Running back Mark Rodgers was the next fastest at 4.46, and Jarred Houston, who moves from running back to receiver this spring, ran a 4.53. The graduates also performed the pro shuttle, three-cone drill and 60-yard shuttle.
“I improved in all of my numbers,” Johnson said. “I didn’t quite hit the 40 time that I was aiming for, but it happens for whatever reason, and talking to these guys out there, it doesn’t make or break you so to speak. It’s just a barometer they use.”
With the current labor unrest in the NFL, there is an emphasis on having the piece of mind of being drafted over the uncertainty of being a rookie free agent, especially if players and owners sides have a prolonged dispute, and scouts said Johnson is currently on the bubble.
Having seen only limited film of Johnson catching passes in Cal Poly’s run-heavy triple-option offense, an important aspect to the workout was likely the route running and receiving drills.
Scouts no longer had to take Mustangs head coach Tim Walsh’s word that Johnson has some of the best hands he’s ever been around.
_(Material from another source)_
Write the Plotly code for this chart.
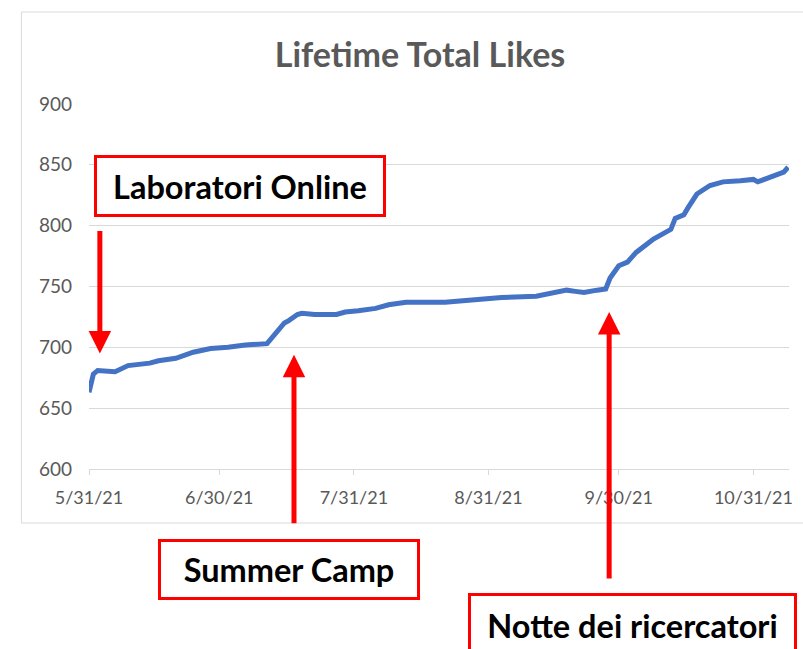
import plotly.graph_objects as go

# daily lifetime likes
dates = ["2021-05-31", "2021-06-01", "2021-06-02", "2021-06-05", "2021-06-06",
         "2021-06-09", "2021-06-14", "2021-06-16", "2021-06-20", "2021-06-24",
         "2021-06-28", "2021-07-02", "2021-07-06", "2021-07-11", "2021-07-13",
         "2021-07-15", "2021-07-16", "2021-07-18", "2021-07-19", "2021-07-22",
         "2021-07-27", "2021-07-29", "2021-08-01", "2021-08-05", "2021-08-08",
         "2021-08-12", "2021-08-21", "2021-08-28", "2021-09-03", "2021-09-11",
         "2021-09-14", "2021-09-18", "2021-09-20", "2021-09-22", "2021-09-25",
         "2021-09-27", "2021-09-28", "2021-09-30", "2021-10-02", "2021-10-04",
         "2021-10-08", "2021-10-11", "2021-10-12", "2021-10-13", "2021-10-15",
         "2021-10-16", "2021-10-18", "2021-10-21", "2021-10-24", "2021-10-28",
         "2021-10-31", "2021-11-01", "2021-11-04", "2021-11-06", "2021-11-07",
         "2021-11-08"]
likes = [663, 678, 681, 681, 680, 685, 687, 689, 691, 696,
         699, 700, 702, 703, 712, 720, 722, 727, 728, 727,
         727, 729, 730, 732, 735, 737, 737, 739, 741, 742,
         744, 747, 746, 745, 747, 748, 757, 767, 770, 778,
         789, 795, 797, 806, 809, 815, 826, 833, 836, 837,
         838, 836, 840, 842, 844, 848]

tick_dates = ["2021-05-31", "2021-06-30", "2021-07-31", "2021-08-31", "2021-09-30", "2021-10-31"]
tick_labels = ["5/31/21", "6/30/21", "7/31/21", "8/31/21", "9/30/21", "10/31/21"]

# events: label, arrow tip (date, likes)
events = ["Laboratori Online", "Summer Camp", "Notte dei ricercatori"]
event_dates = ["2021-06-02 12:00", "2021-07-17 05:00", "2021-09-27 19:00"]
event_likes = [695, 694, 729]

W, H = 803, 649
L, R, T, B = 89, 10, 104, 180
PW, PH = W - L - R, H - T - B


def px(x):
    return (x - L) / PW


def py(y):
    return (H - B - y) / PH


GREY = "#595959"
RED = "#FF0000"
FONT = "Lato"

fig = go.Figure()
fig.add_trace(go.Scatter(
    x=dates, y=likes, mode="lines",
    line=dict(color="#4472C4", width=5),
    showlegend=False,
))

fig.update_layout(
    width=W, height=H,
    margin=dict(l=L, r=R, t=T, b=B),
    paper_bgcolor="white", plot_bgcolor="white",
    font=dict(family=FONT, color=GREY),
    title=dict(text="<b>Lifetime Total Likes</b>", x=420 / W, xanchor="center",
               y=1 - 55 / H, yanchor="middle",
               font=dict(family=FONT, size=34, color=GREY)),
)
fig.update_yaxes(range=[600, 900], dtick=50, gridcolor="#d9d9d9", gridwidth=1,
                 showline=False, zeroline=False, ticks="",
                 tickfont=dict(family=FONT, size=19, color=GREY),
                 ticklabelstandoff=16)
fig.update_xaxes(type="date", range=["2021-05-31", "2021-11-08 05:00"],
                 tickvals=tick_dates, ticktext=tick_labels, showgrid=False,
                 showline=True, linecolor="#d9d9d9", linewidth=1,
                 ticks="outside", tickcolor="#d9d9d9", ticklen=5,
                 tickfont=dict(family=FONT, size=18, color=GREY),
                 ticklabelstandoff=7)

# chart area border
fig.add_shape(type="rect", xref="paper", yref="paper",
              x0=px(21), x1=px(812), y0=py(523), y1=py(12),
              line=dict(color="#d9d9d9", width=1), layer="below")

# arrows: (tail offset in pixels)
tails = [-124, 170, 268]
for d, v, ay in zip(event_dates, event_likes, tails):
    fig.add_annotation(x=d, y=v, xref="x", yref="y", text="", showarrow=True,
                       ax=0, ay=ay, arrowcolor=RED, arrowwidth=5,
                       arrowhead=2, arrowsize=0.9)

# labelled boxes: centre and size in pixels
boxes = [(240.5, 185.5, 286, 56), (290.5, 569, 256, 55), (636, 625, 323, 59)]
for label, (cx, cy, bw, bh) in zip(events, boxes):
    fig.add_annotation(x=px(cx), y=py(cy), xref="paper", yref="paper",
                       text="<b>" + label + "</b>", showarrow=False,
                       xanchor="center", yanchor="middle",
                       width=bw, height=bh, borderpad=0, borderwidth=3,
                       bordercolor=RED, bgcolor="white",
                       font=dict(family=FONT, size=32.5, color="black"))

# drop the default page margin so the figure sits at the window origin
fig.write_html("out.html", config={"displayModeBar": False},
               post_script="document.body.style.margin='0';document.body.style.overflow='hidden';")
They saw for themselves.
“He’s represented himself well in terms of the physical testing,” said Bills scout Rashaan Curry, a former defensive lineman at Columbia in the late 1990s who has spent a decade scouting for Buffalo, the Philadelphia Eagles and the Arizona Cardinals, “and I think he has a good shot to be drafted to be honest with you.
“The biggest strength is his size, and he does a good job playing with his size, catching the ball. He can shield guys off and frame the ball pretty good, and that’s what we look for in our league. We play with big guys.”
Johnson came back to campus with some added bulk. Since graduating with a degree in history this December, the former Moreno Valley Valley View High standout has been working out with a personal trainer in Phoenix known for working with current NFL stars Darelle Revis, Brandon Marshall, Roddy White and Vincent Jackson.
With the added weight and lower-body strength, Johnson has not had to sacrifice any speed or agility.
“I thought I was going to weigh in at 223, 224, but that’s a good thing,” Johnson said. “If I can feel that I’m that light but actually weigh in at 230 and look the part, that’s big for me, being heavier and playing like I’m light.”